Back to wearing shorts and sandals…

…  If that is my biggest complaint with this internship then I would say the positives definitely outweigh the negatives.  For a review to those who attended the safety workshop in first week,  when working in a chemistry lab (which ours is) it is required to wear closed toed shoes and pants (of course safety goggles and a lab coat also) in the case of a chemical accident.  Well, better safe than sorry. Now that I have gotten that large concern off of my chest, lets hear the good news.

Well, I will start by asking a question.  Has this internship changed me?  Am I a different person now then who I was eight weeks ago?  I would say so.  I now have eight weeks of research under my belt.  As for how that has changed my skills and goals,  I now know how to make a scientific poster, write an abstract, present a power point in front of a very large camera and the most qualified professors, and a better grasp on what I want out of academia.  I guess overall, a large increase in my scientific “confidence.”  Yet, when I look back at what was the most important to me, it was the people.

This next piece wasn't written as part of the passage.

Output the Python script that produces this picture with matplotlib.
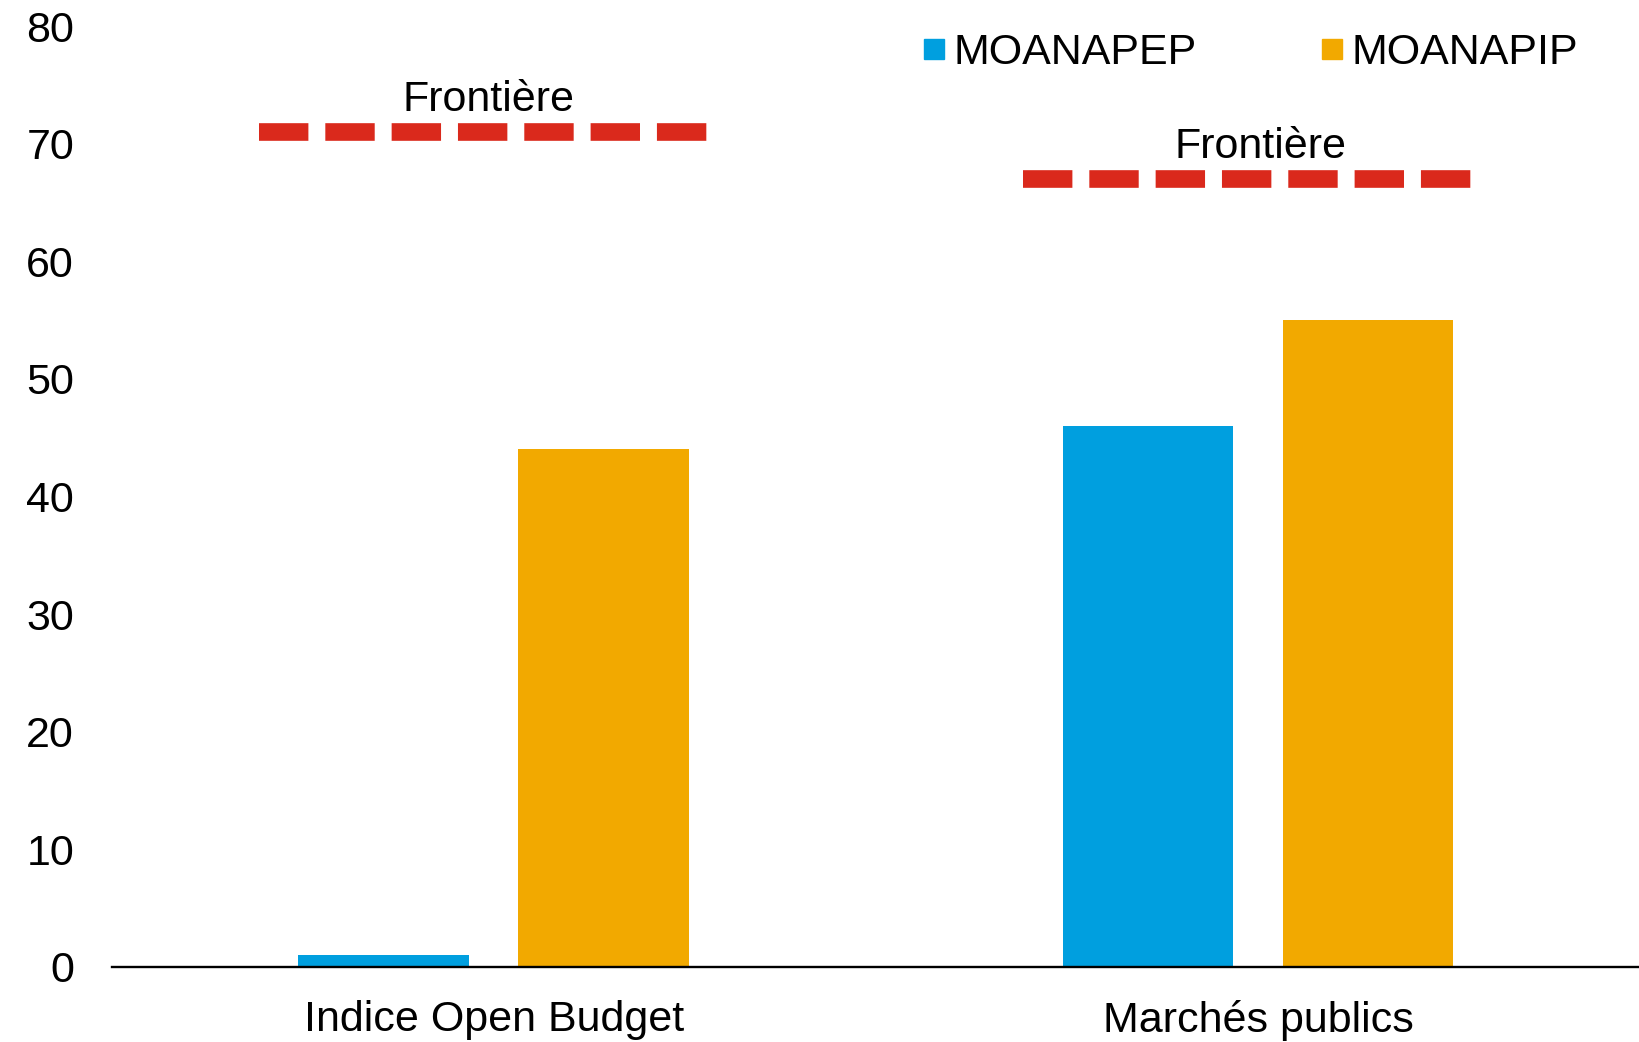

It is kind of funny,  when I used to think of professional researchers, I would think of these very serious people in white lab coats.  Now that I have spent many hours in labs with these folks, I have found the only true stereotype is the lab coat thing but ours are blue.  These people have great senses of humor, are extremely intelligent, hardworking, and are down to earth.  Educationally speaking they are very different, electrical engineering, physics, neuroscience, polymer chemistry. I guess, our group needs to be in order to solve such a difficult interdisciplinary problem.  Yet, what I have observed to be very similar in all the researchers is their sense of curiosity.  I hypothesize this huge curiosity is what makes the lab I worked in so special.  It was the source of energy that pushed my mentor to spend many long nights in the clean room designing something new.  Yet, as I said before, it was in everyone I worked with. In our post doctoral polymer chemist, it was curiosity that helped him design a new type of functional polymer.  I even found curiosity building up in myself.

So to conclude, what INSET program has taught me is how to use my curiosity to push myself to explore research and I hope that anyone reading this unlocks their own curiosity because it is curiosity that will change this world for the better.  Ask the question, “how does this that work and how can I make it work better?”  Better yet, do it!!  It seemed to work for me. 🙂  Thank you INSET for helping me learn so much more about myself in eight short weeks.